- _EXERCISE REQUIREMENTS_
Look through the material below, count the lines containing the word "chart", and state only the count.

- _DATASET CONTENT_
________________
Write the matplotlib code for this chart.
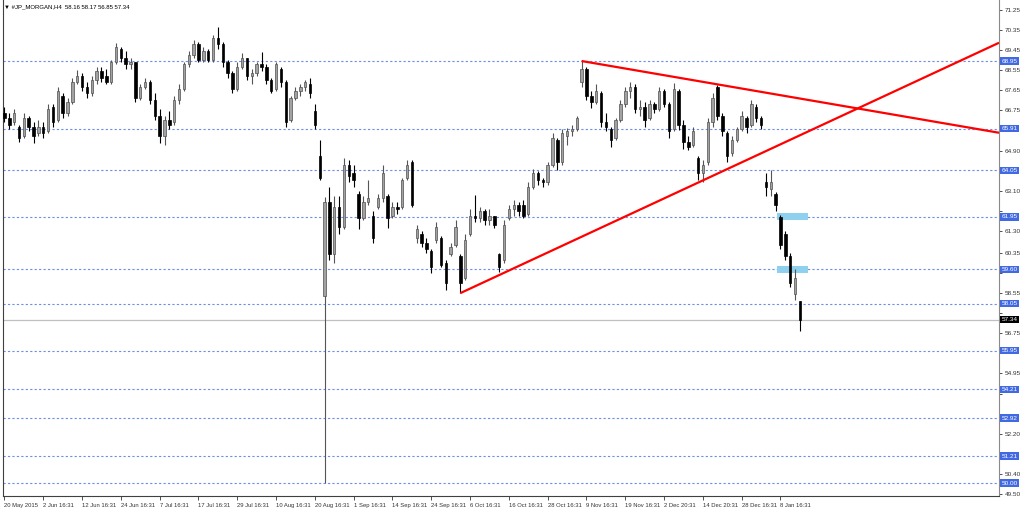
import numpy as np
import matplotlib
matplotlib.use("Agg")
import matplotlib.pyplot as plt

plt.rcParams['font.family'] = ['Liberation Sans Narrow', 'Liberation Sans', 'DejaVu Sans']

# daily candles (index = trading day from 20 May 2015)
opens = [66.6, 66.4, 66.2, 66.0, 65.6, 66.4, 66.0, 65.7, 66.0, 65.8,
         66.9, 66.3, 67.4, 66.6, 67.1, 68.0, 68.3, 67.8, 67.5, 68.1,
         68.5, 68.3, 68.0, 68.9, 69.5, 69.1, 68.8, 68.9, 67.3, 67.8,
         68.0, 67.2, 66.5, 65.6, 66.3, 66.2, 67.2, 67.7, 68.8, 69.2,
         69.7, 69.0, 69.4, 69.0, 70.0, 69.7, 68.9, 68.4, 67.7, 68.7,
         69.1, 68.3, 68.4, 68.8, 68.7, 68.1, 67.7, 68.6, 68.0, 66.3,
         67.3, 67.6, 67.8, 67.9, 66.7, 64.7, 58.4, 62.6, 60.3, 62.4,
         61.5, 64.3, 63.9, 63.0, 61.9, 62.6, 62.0, 62.4, 62.8, 62.9,
         62.0, 62.4, 62.4, 63.7, 64.4, 61.0, 61.2, 60.8, 60.4, 60.9,
         61.0, 59.9, 60.3, 60.7, 60.2, 59.2, 61.2, 62.0, 61.9, 62.2,
         61.8, 62.0, 60.3, 60.0, 61.9, 62.3, 62.5, 62.5, 62.1, 63.3,
         63.9, 63.6, 63.5, 64.3, 65.4, 64.4, 65.6, 65.8, 65.9, 68.0,
         68.6, 67.4, 67.1, 67.5, 66.2, 65.9, 65.5, 66.3, 67.0, 67.6,
         67.8, 66.8, 66.9, 66.4, 67.0, 66.8, 67.6, 67.0, 65.9, 67.6,
         66.1, 65.3, 65.2, 64.6, 63.9, 64.4, 66.2, 67.8, 66.5, 65.7,
         64.8, 65.4, 65.9, 66.4, 66.1, 66.9, 66.4, 63.5, 63.2, 63.0,
         61.95, 61.2, 60.2, 58.5, 58.16]
highs = [66.9, 66.6, 66.8, 66.1, 66.6, 66.5, 66.2, 66.3, 66.2, 67.0,
         67.0, 67.8, 67.5, 67.3, 68.2, 68.55, 68.4, 68.0, 68.3, 68.7,
         68.7, 68.6, 69.0, 69.76, 69.6, 69.4, 69.1, 68.9, 67.9, 68.2,
         68.1, 67.5, 66.8, 66.5, 66.7, 67.4, 67.9, 68.9, 69.4, 69.9,
         69.8, 69.6, 69.5, 70.1, 70.48, 69.8, 69.0, 68.5, 68.9, 69.3,
         69.1, 68.6, 68.9, 69.35, 68.8, 68.2, 68.9, 68.7, 68.1, 67.4,
         67.8, 67.9, 68.1, 68.2, 67.0, 65.4, 62.85, 63.3, 62.9, 62.9,
         64.6, 64.5, 64.3, 63.1, 62.9, 63.6, 62.2, 63.0, 64.3, 63.0,
         62.6, 62.6, 63.7, 64.5, 64.5, 61.6, 61.3, 61.0, 60.5, 61.7,
         61.1, 60.0, 60.8, 61.8, 60.3, 61.2, 62.3, 62.93, 62.4, 62.3,
         62.3, 62.0, 60.35, 61.8, 62.5, 62.7, 62.6, 62.7, 63.5, 64.1,
         64.0, 63.7, 64.4, 65.7, 65.5, 65.9, 65.95, 66.1, 66.5, 68.95,
         68.7, 67.6, 67.9, 67.6, 66.6, 66.0, 66.4, 67.2, 67.8, 68.0,
         67.9, 67.2, 67.1, 67.2, 67.1, 67.8, 67.7, 67.1, 67.95, 67.7,
         66.3, 65.6, 66.0, 64.7, 64.5, 66.4, 67.5, 67.87, 66.6, 65.8,
         65.6, 66.0, 66.7, 66.5, 67.2, 67.0, 66.5, 63.9, 64.05, 63.05,
         62.03, 61.3, 60.35, 59.6, 58.17]
lows = [66.2, 65.9, 66.1, 65.3, 65.5, 65.8, 65.25, 65.6, 65.5, 65.7,
        66.0, 66.2, 66.4, 66.5, 67.0, 67.9, 67.6, 67.3, 67.4, 67.9,
        68.0, 67.9, 67.9, 68.8, 68.9, 68.6, 68.6, 67.1, 67.2, 67.7,
        67.0, 66.3, 65.25, 65.2, 65.9, 66.1, 67.0, 67.6, 68.7, 69.1,
        68.9, 68.9, 68.9, 68.9, 69.5, 68.7, 68.2, 67.5, 67.6, 68.6,
        68.1, 67.9, 68.3, 68.5, 67.9, 67.5, 67.6, 67.8, 66.0, 66.2,
        67.2, 67.4, 67.6, 67.3, 65.9, 63.6, 50.0, 60.0, 59.9, 61.2,
        61.4, 63.5, 63.3, 61.4, 61.8, 62.5, 60.8, 62.3, 62.6, 61.45,
        61.9, 62.1, 62.3, 63.6, 62.4, 60.8, 60.6, 60.35, 59.45, 60.8,
        59.7, 58.67, 60.2, 60.6, 58.53, 59.1, 61.1, 61.7, 61.7, 61.6,
        61.6, 61.45, 59.48, 59.9, 61.8, 62.0, 62.0, 61.9, 62.0, 63.2,
        63.4, 63.3, 63.4, 64.2, 64.05, 64.3, 65.2, 65.6, 65.8, 67.8,
        67.2, 66.85, 67.0, 66.0, 65.8, 65.1, 65.4, 66.2, 66.9, 67.3,
        66.6, 66.5, 66.0, 66.3, 66.6, 66.7, 66.9, 65.5, 65.8, 65.85,
        65.0, 64.95, 65.1, 63.6, 63.5, 64.3, 66.0, 66.3, 65.6, 64.4,
        64.7, 65.3, 65.8, 65.7, 66.0, 66.2, 65.9, 62.9, 62.9, 62.2,
        60.5, 60.0, 58.8, 58.2, 56.85]
closes = [66.4, 66.1, 66.6, 65.5, 66.4, 66.0, 65.6, 66.0, 65.7, 66.8,
          66.2, 67.6, 66.6, 67.1, 68.0, 68.3, 67.8, 67.5, 68.1, 68.5,
          68.2, 68.0, 68.9, 69.6, 69.1, 68.8, 68.9, 67.3, 67.8, 68.0,
          67.2, 66.5, 65.6, 66.3, 66.1, 67.2, 67.7, 68.8, 69.2, 69.7,
          69.0, 69.4, 69.0, 70.0, 69.7, 68.9, 68.4, 67.7, 68.7, 69.1,
          68.3, 68.4, 68.8, 68.7, 68.1, 67.6, 68.8, 68.0, 66.2, 67.3,
          67.6, 67.8, 68.0, 67.5, 66.1, 63.7, 62.6, 60.3, 62.4, 61.5,
          64.3, 63.8, 63.6, 61.9, 62.6, 62.8, 61.0, 62.8, 63.9, 61.9,
          62.4, 62.3, 63.6, 64.3, 62.5, 61.4, 60.8, 60.5, 59.7, 61.5,
          59.8, 59.0, 60.6, 61.5, 59.0, 60.9, 62.0, 61.9, 62.2, 61.8,
          62.0, 61.6, 59.7, 61.6, 62.3, 62.5, 62.2, 62.0, 63.3, 63.9,
          63.6, 63.5, 64.3, 65.5, 64.4, 65.7, 65.8, 65.9, 66.4, 68.6,
          67.4, 67.1, 67.6, 66.2, 66.0, 65.4, 66.3, 67.0, 67.6, 67.8,
          66.8, 66.9, 66.3, 67.0, 66.8, 67.6, 67.0, 65.8, 67.7, 66.1,
          65.3, 65.1, 65.8, 63.9, 64.3, 66.2, 67.3, 66.5, 65.8, 64.7,
          65.4, 65.9, 66.5, 66.0, 67.0, 66.4, 66.1, 63.3, 63.5, 62.5,
          60.7, 60.2, 59.0, 59.2, 57.34]

date_pos = [0, 8, 16, 24, 32, 40, 48, 56, 64, 72, 80, 88, 96, 104, 112,
            120, 128, 136, 144, 152, 160]
date_labels = ['20 May 2015', '2 Jun 16:31', '12 Jun 16:31', '24 Jun 16:31',
               '7 Jul 16:31', '17 Jul 16:31', '29 Jul 16:31', '10 Aug 16:31',
               '20 Aug 16:31', '1 Sep 16:31', '14 Sep 16:31', '24 Sep 16:31',
               '6 Oct 16:31', '16 Oct 16:31', '28 Oct 16:31', '9 Nov 16:31',
               '19 Nov 16:31', '2 Dec 20:31', '14 Dec 20:31', '28 Dec 16:31',
               '8 Jan 16:31']
price_ticks = [71.25, 70.35, 69.45, 68.55, 67.65, 66.75, 65.85, 64.90, 64.00,
               63.10, 62.20, 61.30, 60.35, 59.45, 58.55, 57.65, 56.75, 55.85,
               54.95, 54.00, 53.10, 52.20, 51.30, 50.40, 49.50]
levels = [68.95, 65.91, 64.05, 61.95, 59.60, 58.05, 55.95, 54.21, 52.92, 51.21, 50.00]
last_price = 57.34

# trend lines (day index, price)
down_x = [119, 205.05]
down_y = [68.95, 65.73]
up_x = [94, 205.05]
up_y = [58.53, 69.77]

# highlighted zones
zone_x0 = [159.3, 159.3]
zone_x1 = [165.7, 165.7]
zone_y = [61.95, 59.60]

fig = plt.figure(figsize=(10.24, 5.09), dpi=100)
ax = fig.add_axes([3/1024, 13/509, 996/1024, 496/509])

x = np.arange(len(opens))
o = np.array(opens); h = np.array(highs); l = np.array(lows); c = np.array(closes)
bull = c >= o

ax.vlines(x[bull], l[bull], h[bull], color='#555555', lw=0.8, zorder=3)
ax.vlines(x[~bull], l[~bull], h[~bull], color='black', lw=0.8, zorder=3)
body_lo = np.minimum(o, c)
body_h = np.maximum(np.abs(c - o), 0.04)
ax.bar(x[bull], body_h[bull], bottom=body_lo[bull], width=0.5,
       color='#a2a2a2', edgecolor='#505050', linewidth=0.5, zorder=4)
ax.bar(x[~bull], body_h[~bull], bottom=body_lo[~bull], width=0.5,
       color='black', edgecolor='black', linewidth=0.5, zorder=4)

for lv in levels:
    ax.axhline(lv, color='#6f8ee8', lw=0.8, ls=(0, (2, 2)), zorder=1)
    ax.text(1.0025, lv, f'{lv:.2f}', transform=ax.get_yaxis_transform(),
            fontsize=4.6, color='white', va='center', ha='left', zorder=10,
            bbox=dict(boxstyle='square,pad=0.18', fc='#4169e1', ec='none'),
            clip_on=False)
ax.axhline(last_price, color='#c0c0c0', lw=0.9, zorder=1)
ax.text(1.0025, last_price, f'{last_price:.2f}', transform=ax.get_yaxis_transform(),
        fontsize=4.6, color='white', va='center', ha='left', zorder=10,
        bbox=dict(boxstyle='square,pad=0.18', fc='black', ec='none'), clip_on=False)

for x0, x1, yv in zip(zone_x0, zone_x1, zone_y):
    ax.fill_between([x0, x1], yv - 0.16, yv + 0.16, color='#8fd0ee', lw=0, zorder=2)

ax.plot(down_x, down_y, color='red', lw=1.6, zorder=5, solid_capstyle='butt')
ax.plot(up_x, up_y, color='red', lw=1.6, zorder=5, solid_capstyle='butt')

ax.set_xlim(-0.3, 205.05)
ax.set_ylim(49.42, 71.69)

ax.set_xticks(date_pos)
ax.set_xticklabels(date_labels, fontsize=4.2)
for lab in ax.get_xticklabels():
    lab.set_ha('left')
ax.tick_params(axis='x', length=3, width=0.6, pad=2, colors='#333333')

# price scale on the right; labels hidden behind the level boxes are left blank
marked = levels + [last_price]
ax.yaxis.tick_right()
ax.set_yticks(price_ticks)
ax.set_yticklabels(['' if min(abs(v - m) for m in marked) < 0.32 else f'{v:.2f}'
                    for v in price_ticks], fontsize=4.6)
ax.tick_params(axis='y', length=2.5, width=0.6, pad=1.5, colors='#333333')

ax.spines['top'].set_visible(False)
ax.spines['left'].set_color('#404040')
ax.spines['bottom'].set_color('#404040')
ax.spines['right'].set_color('#8a8a8a')

fig.text(4/1024, 1 - 7/509, '\u25bc #JP_MORGAN,H4  58.16 58.17 56.85 57.34',
         fontsize=4.3, va='center', ha='left', color='black',
         family=['Liberation Sans Narrow', 'Liberation Sans', 'DejaVu Sans'])

fig.savefig('out.png', dpi=100)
________________
- _WRITTEN SOLUTION_
1